- [Stated goal]:
Beginning with the first line, set down every line through the one containing "const rightTicks = [4,2,0,-2,-4,-6,-8,-10,-12,-14,-16,-18];", exactly as it appears, but not the pictures.

- [Given information]:
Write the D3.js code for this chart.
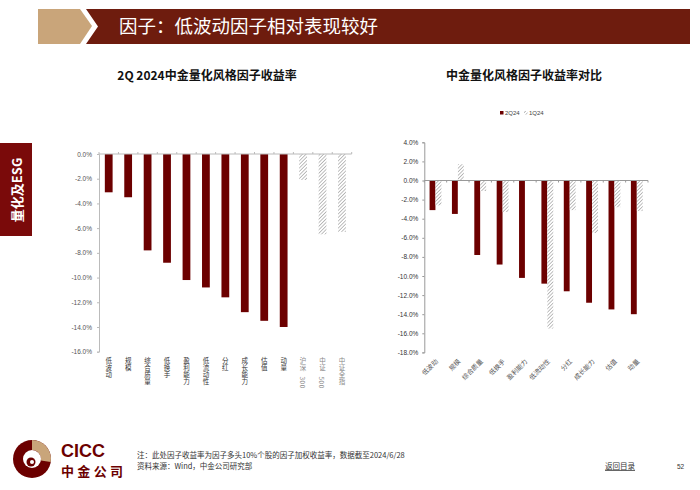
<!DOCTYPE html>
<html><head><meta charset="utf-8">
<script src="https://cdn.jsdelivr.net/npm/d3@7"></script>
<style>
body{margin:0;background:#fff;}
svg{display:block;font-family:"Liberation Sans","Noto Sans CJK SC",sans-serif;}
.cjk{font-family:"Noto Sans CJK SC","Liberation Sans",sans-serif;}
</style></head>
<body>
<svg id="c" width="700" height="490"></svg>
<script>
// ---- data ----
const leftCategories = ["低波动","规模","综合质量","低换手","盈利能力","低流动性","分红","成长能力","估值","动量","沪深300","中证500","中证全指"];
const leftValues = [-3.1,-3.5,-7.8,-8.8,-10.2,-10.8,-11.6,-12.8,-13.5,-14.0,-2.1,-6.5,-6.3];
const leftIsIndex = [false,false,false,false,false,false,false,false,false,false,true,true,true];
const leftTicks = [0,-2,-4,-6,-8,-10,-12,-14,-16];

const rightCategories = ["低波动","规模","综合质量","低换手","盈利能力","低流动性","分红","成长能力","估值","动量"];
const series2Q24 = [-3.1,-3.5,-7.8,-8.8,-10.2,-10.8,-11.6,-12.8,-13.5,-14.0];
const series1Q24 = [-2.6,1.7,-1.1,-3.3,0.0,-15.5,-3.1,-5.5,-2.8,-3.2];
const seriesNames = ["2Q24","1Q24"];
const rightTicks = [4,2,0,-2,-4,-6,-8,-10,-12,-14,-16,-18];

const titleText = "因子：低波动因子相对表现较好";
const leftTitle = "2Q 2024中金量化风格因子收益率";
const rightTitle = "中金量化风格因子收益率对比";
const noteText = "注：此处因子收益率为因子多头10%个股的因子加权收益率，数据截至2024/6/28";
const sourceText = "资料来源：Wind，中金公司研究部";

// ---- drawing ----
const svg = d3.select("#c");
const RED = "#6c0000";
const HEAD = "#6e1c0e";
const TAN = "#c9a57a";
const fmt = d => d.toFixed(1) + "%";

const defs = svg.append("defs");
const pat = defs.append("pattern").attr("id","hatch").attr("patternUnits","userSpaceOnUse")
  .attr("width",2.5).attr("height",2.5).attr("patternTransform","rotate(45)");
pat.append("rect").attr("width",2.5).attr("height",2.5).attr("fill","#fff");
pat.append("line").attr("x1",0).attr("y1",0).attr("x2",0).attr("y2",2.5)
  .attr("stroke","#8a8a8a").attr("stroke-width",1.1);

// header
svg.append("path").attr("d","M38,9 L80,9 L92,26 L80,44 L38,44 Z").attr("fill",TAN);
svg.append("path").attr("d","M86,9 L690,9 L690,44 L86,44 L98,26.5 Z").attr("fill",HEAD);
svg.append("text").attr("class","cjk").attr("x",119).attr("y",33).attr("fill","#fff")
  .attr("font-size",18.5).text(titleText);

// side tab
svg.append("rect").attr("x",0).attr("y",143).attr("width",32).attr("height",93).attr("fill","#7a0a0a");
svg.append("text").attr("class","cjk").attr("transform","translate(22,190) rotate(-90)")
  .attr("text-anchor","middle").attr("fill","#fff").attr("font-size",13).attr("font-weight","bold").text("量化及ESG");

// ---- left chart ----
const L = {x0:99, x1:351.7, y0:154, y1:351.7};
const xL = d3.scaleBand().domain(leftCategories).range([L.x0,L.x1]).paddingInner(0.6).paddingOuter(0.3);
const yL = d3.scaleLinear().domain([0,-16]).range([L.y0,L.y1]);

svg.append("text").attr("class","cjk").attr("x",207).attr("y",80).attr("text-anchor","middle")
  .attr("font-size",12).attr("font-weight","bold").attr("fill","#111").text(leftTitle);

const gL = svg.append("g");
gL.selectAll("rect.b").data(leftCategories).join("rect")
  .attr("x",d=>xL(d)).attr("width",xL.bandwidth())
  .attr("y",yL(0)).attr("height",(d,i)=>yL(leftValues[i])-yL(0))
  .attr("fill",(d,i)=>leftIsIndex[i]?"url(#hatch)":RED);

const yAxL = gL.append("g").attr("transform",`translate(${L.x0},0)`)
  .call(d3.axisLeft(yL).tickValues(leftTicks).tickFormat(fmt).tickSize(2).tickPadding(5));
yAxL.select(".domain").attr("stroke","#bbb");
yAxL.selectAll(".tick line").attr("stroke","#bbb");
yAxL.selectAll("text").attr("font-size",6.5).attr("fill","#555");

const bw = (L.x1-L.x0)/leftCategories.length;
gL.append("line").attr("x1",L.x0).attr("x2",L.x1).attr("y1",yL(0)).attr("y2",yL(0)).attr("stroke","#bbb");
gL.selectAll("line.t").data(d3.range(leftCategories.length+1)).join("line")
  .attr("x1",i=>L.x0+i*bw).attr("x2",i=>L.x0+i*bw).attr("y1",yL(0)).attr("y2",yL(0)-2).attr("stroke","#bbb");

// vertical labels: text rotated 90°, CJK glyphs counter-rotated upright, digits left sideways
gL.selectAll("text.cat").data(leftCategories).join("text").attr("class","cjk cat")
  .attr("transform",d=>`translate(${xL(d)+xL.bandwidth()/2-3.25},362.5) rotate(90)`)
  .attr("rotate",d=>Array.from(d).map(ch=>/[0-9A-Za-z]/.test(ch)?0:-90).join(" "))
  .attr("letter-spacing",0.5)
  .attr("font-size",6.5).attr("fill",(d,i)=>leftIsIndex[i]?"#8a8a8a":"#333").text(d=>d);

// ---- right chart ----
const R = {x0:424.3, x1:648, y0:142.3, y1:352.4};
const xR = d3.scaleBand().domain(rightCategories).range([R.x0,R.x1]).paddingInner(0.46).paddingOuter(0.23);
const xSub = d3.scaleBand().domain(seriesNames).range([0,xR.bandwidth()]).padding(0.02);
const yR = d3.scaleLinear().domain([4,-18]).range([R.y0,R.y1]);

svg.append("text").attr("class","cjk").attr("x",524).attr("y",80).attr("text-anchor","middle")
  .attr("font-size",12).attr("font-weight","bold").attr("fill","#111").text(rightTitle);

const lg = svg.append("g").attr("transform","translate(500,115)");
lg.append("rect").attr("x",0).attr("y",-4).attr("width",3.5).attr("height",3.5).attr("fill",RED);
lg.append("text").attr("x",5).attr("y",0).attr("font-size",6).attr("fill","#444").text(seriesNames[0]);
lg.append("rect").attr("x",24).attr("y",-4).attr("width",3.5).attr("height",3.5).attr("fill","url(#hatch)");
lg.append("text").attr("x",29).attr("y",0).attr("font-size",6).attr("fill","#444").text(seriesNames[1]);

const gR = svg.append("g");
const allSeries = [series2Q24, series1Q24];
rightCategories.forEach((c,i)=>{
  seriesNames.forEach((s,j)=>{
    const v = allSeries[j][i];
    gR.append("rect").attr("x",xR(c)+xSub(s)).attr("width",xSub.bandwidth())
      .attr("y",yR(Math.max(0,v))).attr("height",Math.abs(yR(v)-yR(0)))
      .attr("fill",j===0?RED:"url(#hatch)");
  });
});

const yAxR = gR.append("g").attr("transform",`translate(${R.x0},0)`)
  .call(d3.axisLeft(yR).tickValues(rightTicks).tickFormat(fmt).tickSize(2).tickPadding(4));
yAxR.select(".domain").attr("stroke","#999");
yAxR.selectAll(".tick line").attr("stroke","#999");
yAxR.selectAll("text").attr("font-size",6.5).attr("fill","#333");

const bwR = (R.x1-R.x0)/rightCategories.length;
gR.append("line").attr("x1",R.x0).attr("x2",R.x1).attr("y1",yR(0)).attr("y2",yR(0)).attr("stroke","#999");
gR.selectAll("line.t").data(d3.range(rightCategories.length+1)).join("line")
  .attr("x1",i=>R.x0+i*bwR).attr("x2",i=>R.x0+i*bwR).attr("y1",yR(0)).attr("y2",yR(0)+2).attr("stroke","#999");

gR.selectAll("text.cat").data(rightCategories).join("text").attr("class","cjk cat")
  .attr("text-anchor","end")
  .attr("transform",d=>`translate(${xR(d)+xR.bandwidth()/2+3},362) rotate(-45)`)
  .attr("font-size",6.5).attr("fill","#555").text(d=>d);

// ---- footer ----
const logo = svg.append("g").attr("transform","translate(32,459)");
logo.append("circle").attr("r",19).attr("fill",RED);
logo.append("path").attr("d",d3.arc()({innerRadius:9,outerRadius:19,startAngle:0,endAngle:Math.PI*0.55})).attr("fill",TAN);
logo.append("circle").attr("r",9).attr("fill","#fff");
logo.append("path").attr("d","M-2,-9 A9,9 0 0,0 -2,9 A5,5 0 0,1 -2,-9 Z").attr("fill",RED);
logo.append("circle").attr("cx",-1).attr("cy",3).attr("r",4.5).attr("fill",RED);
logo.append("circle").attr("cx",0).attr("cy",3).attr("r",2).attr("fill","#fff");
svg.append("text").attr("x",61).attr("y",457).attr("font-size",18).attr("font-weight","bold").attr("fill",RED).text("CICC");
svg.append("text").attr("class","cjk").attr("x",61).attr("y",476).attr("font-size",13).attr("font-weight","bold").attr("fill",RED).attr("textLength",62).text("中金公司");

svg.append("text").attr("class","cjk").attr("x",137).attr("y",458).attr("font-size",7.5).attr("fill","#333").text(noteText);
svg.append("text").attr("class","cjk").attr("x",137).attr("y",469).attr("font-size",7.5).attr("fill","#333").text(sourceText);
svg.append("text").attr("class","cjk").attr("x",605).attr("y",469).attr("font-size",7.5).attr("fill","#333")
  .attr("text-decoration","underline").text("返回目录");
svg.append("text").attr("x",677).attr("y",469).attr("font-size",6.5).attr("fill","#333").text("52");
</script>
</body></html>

- [Result of this task]:
Write the D3.js code for this chart.
<!DOCTYPE html>
<html><head><meta charset="utf-8">
<script src="https://cdn.jsdelivr.net/npm/d3@7"></script>
<style>
body{margin:0;background:#fff;}
svg{display:block;font-family:"Liberation Sans","Noto Sans CJK SC",sans-serif;}
.cjk{font-family:"Noto Sans CJK SC","Liberation Sans",sans-serif;}
</style></head>
<body>
<svg id="c" width="700" height="490"></svg>
<script>
// ---- data ----
const leftCategories = ["低波动","规模","综合质量","低换手","盈利能力","低流动性","分红","成长能力","估值","动量","沪深300","中证500","中证全指"];
const leftValues = [-3.1,-3.5,-7.8,-8.8,-10.2,-10.8,-11.6,-12.8,-13.5,-14.0,-2.1,-6.5,-6.3];
const leftIsIndex = [false,false,false,false,false,false,false,false,false,false,true,true,true];
const leftTicks = [0,-2,-4,-6,-8,-10,-12,-14,-16];

const rightCategories = ["低波动","规模","综合质量","低换手","盈利能力","低流动性","分红","成长能力","估值","动量"];
const series2Q24 = [-3.1,-3.5,-7.8,-8.8,-10.2,-10.8,-11.6,-12.8,-13.5,-14.0];
const series1Q24 = [-2.6,1.7,-1.1,-3.3,0.0,-15.5,-3.1,-5.5,-2.8,-3.2];
const seriesNames = ["2Q24","1Q24"];
const rightTicks = [4,2,0,-2,-4,-6,-8,-10,-12,-14,-16,-18];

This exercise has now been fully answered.